O samba-rap-do-branquelo-doido
Alguns leitores, a maioria carioca, estão bravos com as críticas que fiz ao desfile de escola de samba do Pan. Pois é. Achei cafona. Acusam meu bairrismo. Bairrismo? Tenho tanto orgulho de ser paulista quanto de abrir e fechar uma gaveta. A festa foi brasileira, não carioca. De fato, lamentei não ter estado lá, naquele […]
O que vocês queriam?
Por que os ritmistas brasileiros têm de se parecer com congoleses?
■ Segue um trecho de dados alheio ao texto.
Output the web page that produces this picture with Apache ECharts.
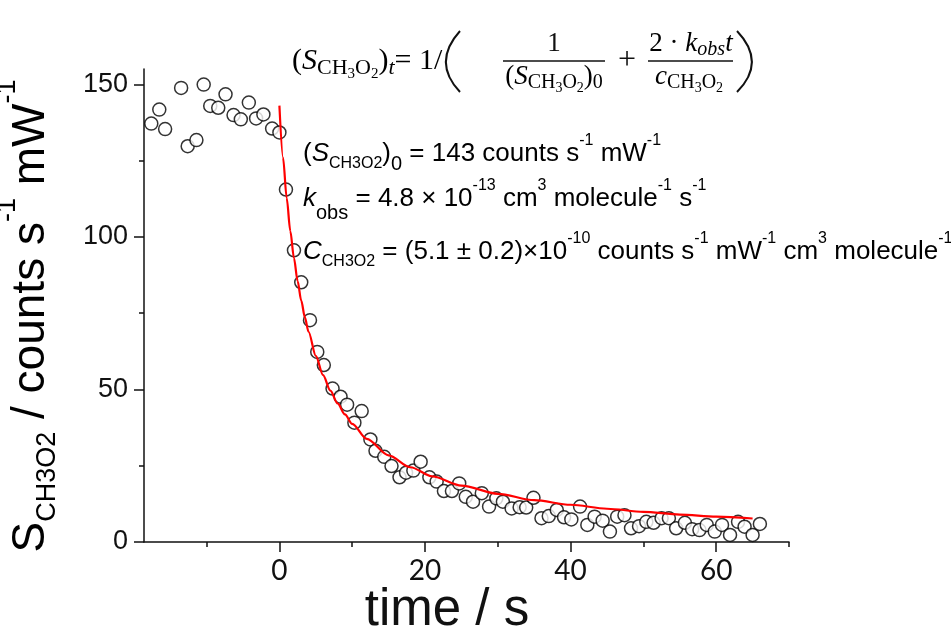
<!DOCTYPE html>
<html>
<head>
<meta charset="utf-8">
<script src="https://cdn.jsdelivr.net/npm/echarts@6/dist/echarts.min.js"></script>
<style>
  html, body { margin: 0; padding: 0; background: #fff; }
  #chart { width: 951px; height: 642px; }
</style>
</head>
<body>
<div id="chart"></div>
<script>
const sigTime = [-17.6, -16.5, -15.7, -13.5, -12.6, -11.4, -10.4, -9.5, -8.4, -7.4, -6.3, -5.3, -4.2, -3.2, -2.2, -1.0, 0.0,
    0.9, 2.0, 3.0, 4.2, 5.2, 6.1, 7.3, 8.4, 9.3, 10.3, 11.3, 12.5, 13.2, 14.4, 15.4, 16.5, 17.4, 18.4, 19.4, 20.6,
    21.6, 22.6, 23.7, 24.7, 25.6, 26.6, 27.8, 28.8, 29.8, 30.7, 31.9, 33.0, 33.9, 34.9, 36.0, 37.0, 38.1, 39.1, 40.1, 41.3,
    42.3, 43.3, 44.4, 45.4, 46.4, 47.4, 48.3, 49.4, 50.4, 51.4, 52.5, 53.5, 54.5, 55.7, 56.7, 57.7, 58.7, 59.8, 60.8, 61.9,
    63.0, 63.9, 65.0, 66.0];
const sigValue = [137.1, 141.7, 135.3, 148.8, 129.7, 131.7, 149.9, 142.9, 142.3, 146.7, 139.9, 138.5, 144.0, 138.8, 140.1, 135.5, 134.2,
    115.5, 95.6, 85.1, 72.7, 62.3, 58.0, 50.3, 47.6, 45.0, 39.1, 42.9, 33.6, 29.9, 27.9, 24.9, 21.2, 22.7, 23.4, 26.3, 21.2,
    19.8, 16.7, 16.7, 19.2, 14.8, 13.2, 16.0, 11.6, 14.3, 13.2, 11.0, 11.4, 11.3, 14.5, 7.8, 8.5, 10.5, 8.1, 7.4, 11.6,
    5.6, 8.3, 7.0, 3.4, 8.3, 8.8, 4.5, 5.2, 6.6, 6.3, 7.8, 7.8, 4.5, 6.3, 4.2, 3.9, 5.6, 3.4, 5.6, 2.3,
    6.6, 5.0, 2.3, 5.9];

// red fit curve
const fitTime = [0, 0.5, 1, 1.5, 2, 2.5, 3, 3.5, 4, 5, 6, 7, 8, 9, 10, 12, 15, 18, 21, 25, 30, 35, 40, 45, 50, 55, 60, 65];
const fitValue = [143.0, 126.0, 112.7, 101.9, 93.0, 85.5, 79.1, 73.6, 68.9, 61.0, 54.7, 49.6, 45.4, 41.8, 38.7, 33.8, 28.4,
    24.5, 21.5, 18.5, 15.8, 13.7, 12.2, 10.9, 9.9, 9.0, 8.3, 7.7];

const xMajorTicks = [0, 20, 40, 60];
const xMinorTicks = [-10, 10, 30, 50, 70];
const yMajorTicks = [0, 50, 100, 150];
const yMinorTicks = [25, 75, 125];

const chart = echarts.init(document.getElementById("chart"));

const sans = "'Liberation Sans', Arial, sans-serif";
const serif = "'Liberation Serif', 'Times New Roman', serif";
const ink = "#111";

// rich styles: sub / sup shifted with padding
const annRich = {
    b: { fontSize: 26, fontFamily: sans, color: ink, lineHeight: 40 },
    i: { fontSize: 26, fontFamily: sans, fontStyle: "italic", color: ink, lineHeight: 40 },
    sub: { fontSize: 16, fontFamily: sans, color: ink, padding: [19, 0, 0, 0] },
    sub0: { fontSize: 20, fontFamily: sans, color: ink, padding: [20, 0, 0, 0] },
    obs: { fontSize: 20, fontFamily: sans, color: ink, padding: [28, 0, 0, 0] },
    sup: { fontSize: 16, fontFamily: sans, color: ink, padding: [0, 0, 27, 0] }
};

const eqRich = {
    b: { fontSize: 30, fontFamily: serif, color: ink, lineHeight: 46 },
    i: { fontSize: 30, fontFamily: serif, fontStyle: "italic", color: ink, lineHeight: 46 },
    s: { fontSize: 22, fontFamily: serif, color: ink, padding: [14, 0, 0, 0] },
    si: { fontSize: 22, fontFamily: serif, fontStyle: "italic", color: ink, padding: [14, 0, 0, 0] },
    ss: { fontSize: 15, fontFamily: serif, color: ink, padding: [26, 0, 0, 0] },
    // fraction sized
    fb: { fontSize: 27, fontFamily: serif, color: ink, lineHeight: 36 },
    fi: { fontSize: 27, fontFamily: serif, fontStyle: "italic", color: ink, lineHeight: 36 },
    fs: { fontSize: 20, fontFamily: serif, color: ink, padding: [12, 0, 0, 0] },
    fsi: { fontSize: 20, fontFamily: serif, fontStyle: "italic", color: ink, padding: [12, 0, 0, 0] },
    fss: { fontSize: 14, fontFamily: serif, color: ink, padding: [22, 0, 0, 0] }
};

const titleRich = {
    b: { fontSize: 46, fontFamily: sans, color: ink, lineHeight: 60 },
    sub: { fontSize: 27, fontFamily: sans, color: ink, padding: [34, 0, 0, 0] },
    sup: { fontSize: 27, fontFamily: sans, color: ink, padding: [0, 0, 46, 0] }
};

const axisLine = { show: true, onZero: false, lineStyle: { color: ink, width: 1.5 } };

chart.setOption({
    backgroundColor: "#fff",
    animation: false,
    grid: { left: 144, right: 162, top: 69, bottom: 100 },
    xAxis: [
        {
            type: "value", min: -18.6, max: 70,
            axisLine,
            axisTick: { show: true, customValues: xMajorTicks, length: 10, lineStyle: { color: ink, width: 1.5 } },
            axisLabel: { customValues: xMajorTicks, margin: 15, fontSize: 28, fontFamily: "Lato, sans-serif", color: ink },
            splitLine: { show: false }
        },
        {
            type: "value", min: -18.6, max: 70, position: "bottom",
            axisLine: { show: false, onZero: false },
            axisTick: { show: true, customValues: xMinorTicks, length: 5, lineStyle: { color: ink, width: 1.5 } },
            axisLabel: { show: false },
            splitLine: { show: false }
        }
    ],
    yAxis: [
        {
            type: "value", min: 0, max: 155,
            axisLine,
            axisTick: { show: true, customValues: yMajorTicks, length: 10, lineStyle: { color: ink, width: 1.5 } },
            axisLabel: { customValues: yMajorTicks, margin: 16, fontSize: 27, fontFamily: sans, color: ink },
            splitLine: { show: false }
        },
        {
            type: "value", min: 0, max: 155, position: "left",
            axisLine: { show: false, onZero: false },
            axisTick: { show: true, customValues: yMinorTicks, length: 5, lineStyle: { color: ink, width: 1.5 } },
            axisLabel: { show: false },
            splitLine: { show: false }
        }
    ],
    series: [
        {
            type: "scatter",
            data: sigTime.map((t, i) => [t, sigValue[i]]),
            symbol: "circle",
            symbolSize: 13,
            itemStyle: { color: "#fff", borderColor: "#000", borderWidth: 1.5 },
            z: 2
        },
        {
            type: "line",
            data: fitTime.map((t, i) => [t, fitValue[i]]),
            showSymbol: false,
            smooth: 0.3,
            smoothMonotone: "x",
            lineStyle: { color: "#ff0000", width: 2.2 },
            z: 3
        }
    ],
    graphic: [
        // y axis title
        {
            type: "text", x: 31, y: 316, rotation: Math.PI / 2,
            style: {
                text: "{b|S}{sub|CH3O2}{b| / counts s}{sup|-1}{b| mW}{sup|-1}",
                rich: titleRich, align: "center", verticalAlign: "middle"
            }
        },
        // x axis title
        {
            type: "text", x: 447, y: 611,
            style: {
                text: "time / s", fontSize: 51, fontFamily: sans, fill: ink,
                align: "center", verticalAlign: "middle"
            }
        },
        // parameter lines
        {
            type: "text", x: 303, y: 154,
            style: {
                text: "{b|(}{i|S}{sub|CH3O2}{b|)}{sub0|0}{b| = 143 counts s}{sup|-1}{b| mW}{sup|-1}",
                rich: annRich, align: "left", verticalAlign: "middle"
            }
        },
        {
            type: "text", x: 303, y: 199,
            style: {
                text: "{i|k}{obs|obs}{b| = 4.8 × 10}{sup|-13}{b| cm}{sup|3}{b| molecule}{sup|-1}{b| s}{sup|-1}",
                rich: annRich, align: "left", verticalAlign: "middle"
            }
        },
        {
            type: "text", x: 303, y: 252,
            style: {
                text: "{i|C}{sub|CH3O2}{b| = (5.1 ± 0.2)×10}{sup|-10}{b| counts s}{sup|-1}{b| mW}{sup|-1}{b| cm}{sup|3}{b| molecule}{sup|-1}",
                rich: annRich, align: "left", verticalAlign: "middle"
            }
        },
        // equation
        {
            type: "text", x: 292, y: 61,
            style: {
                text: "{b|(}{i|S}{s|CH}{ss|3}{s|O}{ss|2}{b|)}{si|t}{b|= 1/}",
                rich: eqRich, align: "left", verticalAlign: "middle"
            }
        },
        {
            type: "bezierCurve",
            shape: { x1: 460, y1: 31, cpx1: 441, cpy1: 52, cpx2: 441, cpy2: 72, x2: 460, y2: 92 },
            style: { stroke: ink, lineWidth: 2, fill: null }
        },
        {
            type: "text", x: 554, y: 44,
            style: { text: "1", fontSize: 27, fontFamily: serif, fill: ink, align: "center", verticalAlign: "middle" }
        },
        { type: "line", shape: { x1: 503, y1: 61, x2: 605, y2: 61 }, style: { stroke: ink, lineWidth: 1.3 } },
        {
            type: "text", x: 554, y: 77,
            style: {
                text: "{fb|(}{fi|S}{fs|CH}{fss|3}{fs|O}{fss|2}{fb|)}{fs|0}",
                rich: eqRich, align: "center", verticalAlign: "middle"
            }
        },
        {
            type: "text", x: 627, y: 61,
            style: { text: "+", fontSize: 32, fontFamily: serif, fill: ink, align: "center", verticalAlign: "middle" }
        },
        {
            type: "text", x: 691, y: 44,
            style: {
                text: "{fb|2 · }{fi|k}{fsi|obs}{fi|t}",
                rich: eqRich, align: "center", verticalAlign: "middle"
            }
        },
        { type: "line", shape: { x1: 648, y1: 61, x2: 733, y2: 61 }, style: { stroke: ink, lineWidth: 1.3 } },
        {
            type: "text", x: 689, y: 77,
            style: {
                text: "{fi|c}{fs|CH}{fss|3}{fs|O}{fss|2}",
                rich: eqRich, align: "center", verticalAlign: "middle"
            }
        },
        {
            type: "bezierCurve",
            shape: { x1: 737, y1: 31, cpx1: 757, cpy1: 52, cpx2: 757, cpy2: 72, x2: 737, y2: 92 },
            style: { stroke: ink, lineWidth: 2, fill: null }
        }
    ]
});

window.addEventListener("resize", () => chart.resize());
</script>
</body>
</html>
Não é especialmente feio nem especialmente bonito ser congolês. Apenas não precisamos e não devemos ser o que não somos. Mais ainda: não precisamos e não devemos cumprir a expectativa que o olhar estrangeiro têm de nós. É simples assim.
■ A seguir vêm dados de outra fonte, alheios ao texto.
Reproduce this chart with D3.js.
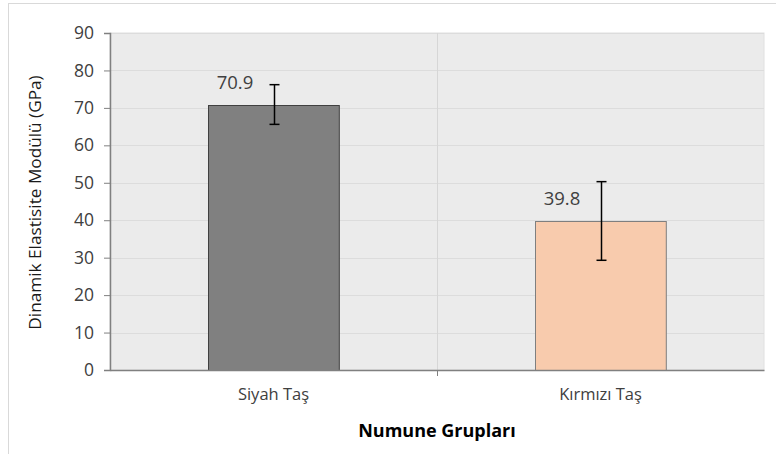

Por que, por exemplo, a onipresença do samba nas festas brasileiras, com as “outras” culturas entrando apenas como filigranas ou ornamentos nem tão discretos assim — cobra, jacaré, sei lá o quê? O samba não é um dado cultural da Região Sul. Não é da Norte. Não é da Centro-Oeste. Não é de São Paulo, de Minas, do Espírito Santo. Não é do Nordeste — a Bahia, nesse caso, rende um bom debate. Se é para folclorizar, onde estava, por exemplo, a cultura caipira?
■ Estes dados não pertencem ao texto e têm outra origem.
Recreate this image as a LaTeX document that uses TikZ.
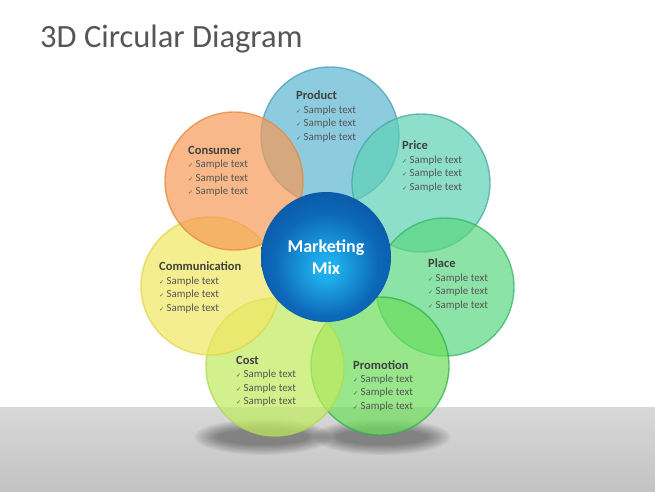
\documentclass[tikz,border=0pt]{standalone}
\usepackage{fontspec}
\setmainfont{Carlito}
\newfontfamily\checkfont{DejaVu Sans}

\definecolor{titlegray}{HTML}{565656}
\definecolor{headgray}{HTML}{404040}
\definecolor{textgray}{HTML}{555555}
\definecolor{floortop}{HTML}{D8D8D8}
\definecolor{floorbottom}{HTML}{C3C3C3}
\definecolor{productfill}{HTML}{5DB5D0}
\definecolor{productline}{HTML}{4A9FBC}
\definecolor{pricefill}{HTML}{5ED1B5}
\definecolor{priceline}{HTML}{45A9A0}
\definecolor{placefill}{HTML}{5CD883}
\definecolor{placeline}{HTML}{33B865}
\definecolor{promotionfill}{HTML}{6DDE5B}
\definecolor{promotionline}{HTML}{30B050}
\definecolor{costfill}{HTML}{BFEC5E}
\definecolor{costline}{HTML}{B0D855}
\definecolor{communicationfill}{HTML}{F2E761}
\definecolor{communicationline}{HTML}{E2D448}
\definecolor{consumerfill}{HTML}{F69A58}
\definecolor{consumerline}{HTML}{E5893A}
\definecolor{mixlight}{HTML}{1FAEEC}
\definecolor{mixmid}{HTML}{0D68BA}
\definecolor{mixdeep}{HTML}{0A4A94}
\definecolor{mixdark}{HTML}{08316C}

\pgfdeclareradialshading{mixball}{\pgfpoint{0bp}{-5bp}}{color(0bp)=(mixlight); color(4bp)=(mixlight); color(20bp)=(mixmid); color(36bp)=(mixdeep); color(47bp)=(mixdark); color(50bp)=(mixdark)}

\newcommand{\petalsize}{138pt}
\newcommand{\mixsize}{130pt}
\newcommand{\tick}{{\checkfont\fontsize{6}{6}\selectfont ✓}\hspace{2.5pt}}
\newcommand{\petalhead}[1]{{\fontsize{12.5}{14}\selectfont\bfseries\color{headgray}#1}}
\newcommand{\samplelines}{\tick Sample text\\ \tick Sample text\\ \tick Sample text}

\begin{document}
\begin{tikzpicture}[
    x=1pt, y=-1pt,
    petal/.style={circle, minimum size=\petalsize, inner sep=0pt, line width=1.4pt,
        fill opacity=0.7, draw opacity=0.75},
    petal text/.style={anchor=north west, inner sep=0pt, align=left, text=textgray,
        font=\fontsize{10.9}{13.4}\selectfont},
    mix font/.style={font=\fontsize{18}{22}\selectfont\bfseries}
]

\useasboundingbox (0,0) rectangle (655,491);

% BACKGROUND
\fill[white] (0,0) rectangle (655,407);
\shade[top color=floortop, bottom color=floorbottom] (0,407) rectangle (655,491);

% SHADOWS
\foreach \s in {0,...,9} {
    \fill[black, opacity=0.045] (263,437) ellipse ({46pt+2.5pt*\s} and {8pt+1.1pt*\s});
    \fill[black, opacity=0.045] (382,437) ellipse ({46pt+2.5pt*\s} and {8pt+1.1pt*\s});
}

% PETALS
\node[petal, fill=productfill, draw=productline] (product) at (330,136) {};
\node[petal, fill=pricefill, draw=priceline] (price) at (421,183) {};
\node[petal, fill=placefill, draw=placeline] (place) at (445,287) {};
\node[petal, fill=promotionfill, draw=promotionline] (promotion) at (380,366) {};
\node[petal, fill=costfill, draw=costline] (cost) at (275,367) {};
\node[petal, fill=communicationfill, draw=communicationline] (communication) at (210,286) {};
\node[petal, fill=consumerfill, draw=consumerline] (consumer) at (234,181) {};

% CENTER
\node[circle, minimum size=\mixsize, inner sep=0pt, shading=mixball, text=white,
    align=center, mix font] (mix) at (326,257) {Marketing\\Mix};

% LABELS
\node[petal text] (product text) at (296,91) {\petalhead{Product}\\ \samplelines};
\node[petal text] (price text) at (402,141) {\petalhead{Price}\\ \samplelines};
\node[petal text] (place text) at (428,259) {\petalhead{Place}\\ \samplelines};
\node[petal text] (promotion text) at (353,360) {\petalhead{Promotion}\\ \samplelines};
\node[petal text] (cost text) at (236,356) {\petalhead{Cost}\\ \samplelines};
\node[petal text] (communication text) at (159,262) {\petalhead{Communication}\\ \samplelines};
\node[petal text] (consumer text) at (188,146) {\petalhead{Consumer}\\ \samplelines};

% TITLE
\node[anchor=base west, inner sep=0pt, text=titlegray, font=\fontsize{32.5}{38}\selectfont]
    (title) at (40,47) {3D Circular Diagram};

\end{tikzpicture}
\end{document}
Acho chata, aborrecida mesmo, essa conversa sobre a “nossa identidade”. Eu, por exemplo, prefiro as pessoas que se identificam com alegrias e melancolias universais. Um nativo raspando uma cuíca ou um escocês de kilt tocando sua gaita me são indiferentes — desde que longe de mim. A cuíca tem tanta importância no Brasil contemporâneo quanto a gaita e o saiote na Escócia contemporânea.
Pior. Quando decidimos ser modernos, antropofágicos — ou “neo-antropofágicos”, como no Hino do Pan, de Arnaldo Antunes e Liminha — reiteramos na miscelânea cafona, no samba-rap-do-branquelo-doido. Vejam aquela letra, de que destaco um trecho:
Brancos de uma tribo anglo-saxã
Ketu e angola, jeje nagô e iorubá
É uma tentativa de saudar a mistura das Américas, com o enlace final das culturas ameríndia e africana. Há um único — ÚNICO — traço que une as três Américas: o cristianismo. Cadê ele? Sumiu. Os americanos são os “brancos da tribo anglo-saxã”; os brancos latinos são os “bárbaros ibéricos”. Até Alá entrou dando uma mãozinha, mas não o Redentor, “braços abertos sobre a Guanabara”. Papo de cristão? Pode ser. Mas é o cristianismo a nossa mais universal, profunda e duradoura influência. Negá-lo é fazer má história. Ignorá-lo no pressuposto de que se exalta a miscigenação é fazer proselitismo de particularismos culturais; é excluir a maioria. É, em suma, uma burrice. O Brasil-síntese que cita Iemanjá tem de citar, antes dela, Nossa Senhora. O Brasil-Síntese que cita Alá tem de citar, antes, o Cristo.
Perguntem a um nortista comum, da rua, o que é o boitatá. Ele não tem a menor idéia. Graças a Deus! Assim como paulista não nasce sabendo picar fumo e tocar viola. Boitatá, Mãe das Águas e sei lá que outros símbolos são, como vou dizer?, a “Loura do Banheiro” do folclorista nativista. Não passa de fantasia regressiva. Será que isso explica que o Brasil seja, na aparência ao menos, o mais feliz dos países atrasados? Façam uma festa exaltando a soja, a Vale do Rio Doce, a Embraer… Aceito até o biodiesel de Lula, o vaiado. Mas não me venham exaltar particularismos irrelevantes disfarçados de culto à miscigenação. A festa do Pan foi o que é todo desfile carnavalesco: o samba-do-crioulo-doido.
PS: Em tempos normais, um texto como este seria considerado coisa corriqueira. Não é mais. Os críticos de cultura também estão empenhados em buscar em alguma metafísica primitiva, quem sabe pré-colombiana, a verdadeira “alma brasileira”. Não é por acaso que Lula foi eleito.